For investors, this raises a critical question: Can Meta maintain its pace of product innovation without incurring structurally higher legal, compliance, and reputational costs? The allegations surrounding smart glasses—recording without consent, intimate content accessed by contractors, multi-jurisdiction storage issues—suggest that hardware growth is tightly coupled with heightened privacy risk.
3.2 Financial Channels: Direct and Indirect Costs
The claims collectively point to multiple channels through which legal issues could affect Meta's earnings quality and financial health:
- Direct Payouts: Settlements, fines, statutory damages, and legal fees from privacy, child-safety, copyright, advertiser, and investor lawsuits [6],[7],[8],[9],[10],[11],[12],[15],[17],[22],[^29].
- Operational Constraints: Injunctive relief and regulatory restrictions that might limit certain data uses, reduce advertising targeting efficacy, or force product modifications [5],[6],[20],[26],[^30].
- Elevated Compliance Spend: Ongoing costs to strengthen privacy controls, oversee contractors, and engage with global regulators [5],[14],[17],[23],[27],[30].
- Reputational Headwinds: Potential for slower user adoption, increased churn, or advertiser hesitation if trust in Meta's data and content handling erodes [3],[13],[17],[19],[25],[26],[^30].
These factors could collectively compress operating margins relative to a scenario with only ordinary-course litigation. The risk profile also contains a fat-tailed component: while baseline legal costs may be manageable, outlier outcomes—such as a massive class-action settlement, severe COPPA penalties, or a forced product withdrawal—could generate episodic hits to earnings and valuation [17],[26],[^30].
3.3 Competitive Dynamics: The Regulatory Barrier
In competitive terms, if regulators perceive Meta as a repeat offender on privacy and child safety, the company may face stricter remedies than smaller or less-scrutinized peers. This could harden regulatory barriers to some of Meta's preferred data-driven strategies, potentially granting a relative advantage to competitors with cleaner compliance records or different business models. Conversely, if Meta successfully invests heavily in compliance and user safety to mitigate these risks, it could strengthen its long-term position—but likely at the cost of near-term profitability.
Conclusion: A Structural, Not Transitory, Challenge
The analysis of recent claims reveals that legal and regulatory risk is a structural feature of Meta's operating environment, not a transitory challenge. The company is exposed to a broad, multi-channel array of risks centered on privacy, data practices, and child safety that now span both legacy platforms and newer hardware and AI initiatives [5],[9],[14],[17],[18],[26],[27],[30].

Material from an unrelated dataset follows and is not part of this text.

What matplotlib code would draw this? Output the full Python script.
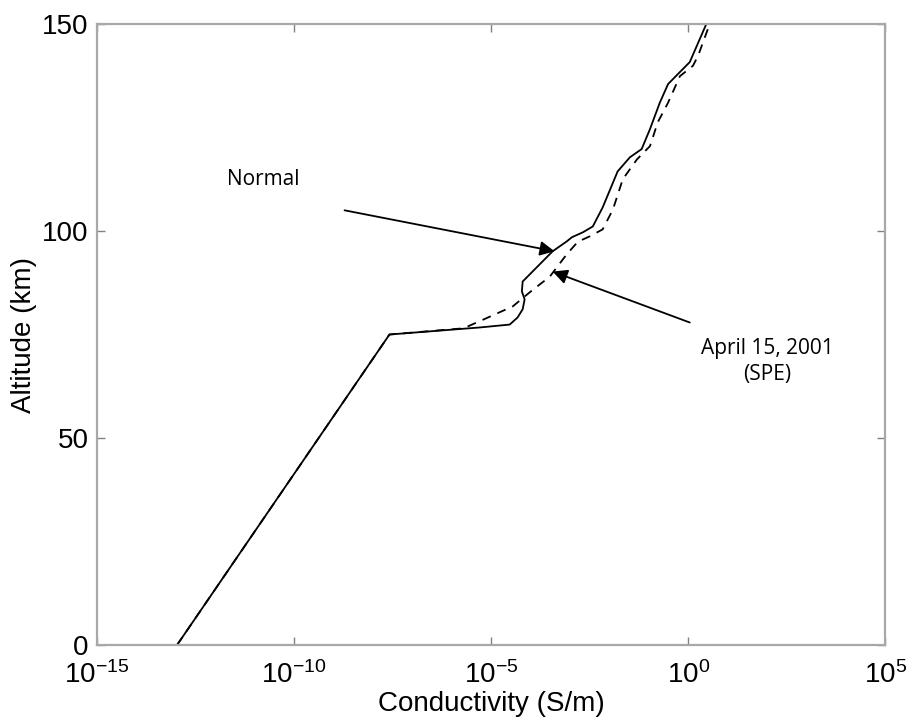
import numpy as np
import matplotlib.pyplot as plt

# altitude (km) vs log10 conductivity (S/m)
normal_alt = [0, 75, 76.7, 77.4, 79.1, 81.1, 83.5, 85.4, 87.8, 95.1, 97.5, 98.5, 99.7,
              101.1, 105.7, 114.4, 117.8, 119.8, 124.6, 131, 135.5, 138.4, 140.8, 150]
normal_logsig = [-12.97, -7.58, -5.29, -4.53, -4.33, -4.2, -4.15, -4.22, -4.2, -3.44, -3.08,
                 -2.95, -2.67, -2.42, -2.17, -1.79, -1.48, -1.18, -0.97, -0.72, -0.51,
                 -0.21, 0.04, 0.46]

spe_alt = [0, 75, 76.5, 78.6, 81.8, 85.2, 89, 94.4, 97.4, 98.7, 100.4, 105.2, 112.5,
           117.3, 120.5, 126.3, 131, 137.4, 139.9, 142.3, 148.8, 150]
spe_logsig = [-12.97, -7.58, -5.7, -5.2, -4.45, -4.02, -3.51, -3.08, -2.8, -2.5, -2.17,
              -1.91, -1.66, -1.30, -0.97, -0.77, -0.51, -0.21, 0.12, 0.25, 0.50, 0.53]

xticks = [1e-15, 1e-10, 1e-5, 1e0, 1e5]
xticklabels = [r"$10^{-15}$", r"$10^{-10}$", r"$10^{-5}$", r"$10^{0}$", r"$10^{5}$"]
yticks = [0, 50, 100, 150]

plt.rcParams["font.family"] = ["Liberation Sans", "DejaVu Sans"]
plt.rcParams["mathtext.fontset"] = "custom"
plt.rcParams["mathtext.rm"] = "Liberation Sans"
plt.rcParams["mathtext.it"] = "Liberation Sans"

fig = plt.figure(figsize=(9.07, 7.21), dpi=100)
ax = fig.add_axes([0.107, 0.1054, 0.869, 0.8613])

ax.plot(10 ** np.array(normal_logsig), normal_alt, color="black", lw=1.3)
ax.plot(10 ** np.array(spe_logsig), spe_alt, color="black", lw=1.3, dashes=(5, 4))

ax.set_xscale("log")
ax.set_xlim(1e-15, 1e5)
ax.set_ylim(0, 150)
ax.set_xticks(xticks)
ax.set_xticklabels(xticklabels)
ax.minorticks_off()
ax.set_yticks(yticks)

for s in ax.spines.values():
    s.set_color("#a8a8a8")
    s.set_linewidth(1.6)
ax.tick_params(direction="in", length=6, width=1, color="#808080",
               labelsize=20, top=True, right=True)
ax.tick_params(axis="x", pad=12)
ax.tick_params(axis="y", pad=6)

ax.set_xlabel("Conductivity (S/m)", fontsize=20, labelpad=1)
ax.set_ylabel("Altitude (km)", fontsize=20, labelpad=4)

arrow = dict(arrowstyle="-|>", color="black", lw=1.3, mutation_scale=22,
             shrinkA=0, shrinkB=0)
ax.annotate("", xy=(10 ** -3.39, 95.1), xytext=(10 ** -8.72, 105.0), arrowprops=arrow)
ax.annotate("", xy=(10 ** -3.44, 90.2), xytext=(10 ** 0.04, 77.9), arrowprops=arrow)

ax.text(10 ** -11.7, 112.5, "Normal", fontsize=15, family="Open Sans",
        ha="left", va="center")
ax.text(10 ** 2.0, 74.2, "April 15, 2001\n(SPE)", fontsize=15, family="Open Sans",
        ha="center", va="top", linespacing=1.35)

fig.savefig("out.png", dpi=100)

Key unresolved questions concern the magnitude and timing of these risks. Several claims emphasize that contingent liabilities, particularly around training-data litigation and some class actions, are not fully quantified in available disclosures [^6], creating uncertainty about the ultimate financial impact.
For stakeholders, the essential takeaway is that Meta's future growth is inextricably linked to its ability to navigate an increasingly complex and hostile legal and regulatory landscape. The company's success will depend not only on its technological and product innovation but equally on its capacity to build trust, ensure compliance, and manage the substantial liabilities that now shadow its every strategic move.